For numeric fields, dates, and enum picks, DataMaker lets you choose how values are sampled. The default is uniform random, but real-world data is rarely uniform — ages cluster around a mean, country distributions are skewed, prices follow a long-tail.

Uniform random

The default. Every value in the range is equally likely.

{ "name": "age", "type": "number", "options": { "min": 18, "max": 80 } }

Weighted (for enum)

Bias an enum toward certain values. Use a weights map keyed by the value.

{
"name": "country",
"type": "enum",
"options": {
"values": ["DE", "AT", "CH", "FR"],
"weights": [10, 2, 1, 1]
}
}

90% of rows will be DE here (10 / (10+2+1+1) = 71%, then 14%, 7%, 7% — adjust as needed).

Gaussian (normal)

For number, float, date, currency. Specify mean and stddev; values are clamped to [min, max].

{
"name": "balance",
"type": "currency",
"options": {
"min": 0,
"max": 50000,
"mean": 8500,
"stddev": 4200
}
}

Rows cluster around the mean, with a bell-curve fall-off. Most balances will be in the €4-12k range; outliers up to €50k are rare.

Long-tail (Pareto)

Useful when you want a few high-value rows and many low-value ones — typical for e-commerce orders, transaction sizes, follower counts.

{
"name": "order_total",
"type": "currency",
"options": {
"min": 1,
"max": 10000,
"distribution": "pareto",
"alpha": 1.5
}
}

Lower alpha = fatter tail.

Date distributions

Dates support uniform, gaussian, and recent_bias (more recent dates are more likely — useful for created_at columns where most rows are from the last few days).

{
"name": "created_at",
"type": "datetime",
"options": {
"min": "2024-01-01",
"max": "now",
"distribution": "recent_bias",
"halflife_days": 30
}
}

Custom (Python)

When the built-in distributions aren’t enough, drop into Python. The function gets the template-level RNG so the output is reproducible if you set a seed.

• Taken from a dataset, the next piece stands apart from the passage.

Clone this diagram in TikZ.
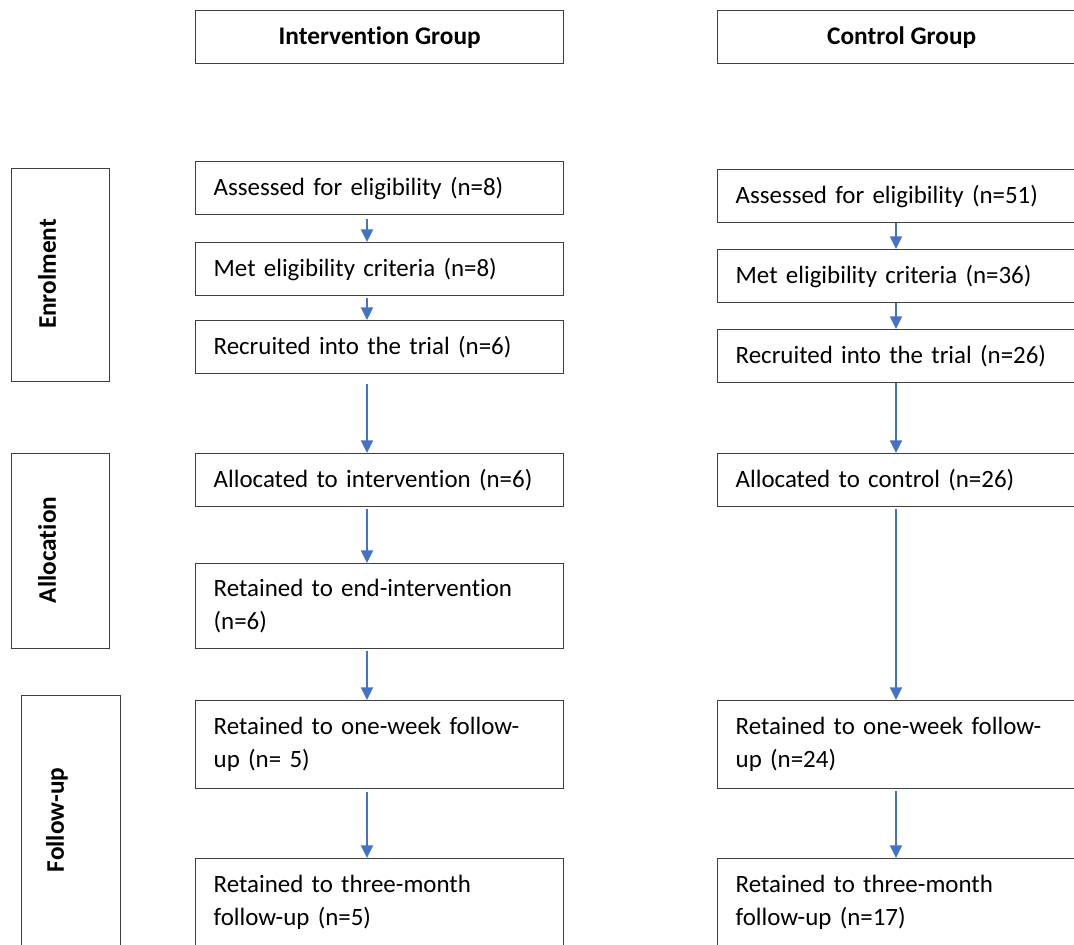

# Per-field Python — `dm` is the DataMaker context, `rng` is the seeded RNG.
def value(rng, dm):
# Bimodal: half cluster around 1200, half around 7500
if rng.random() < 0.5:
return rng.gauss(1200, 200)
return rng.gauss(7500, 800)

See Custom Python per field for the full API.

Reproducibility

Set seed on the template (Settings → Seed) to make every generation deterministic. Useful when CI runs need stable test fixtures.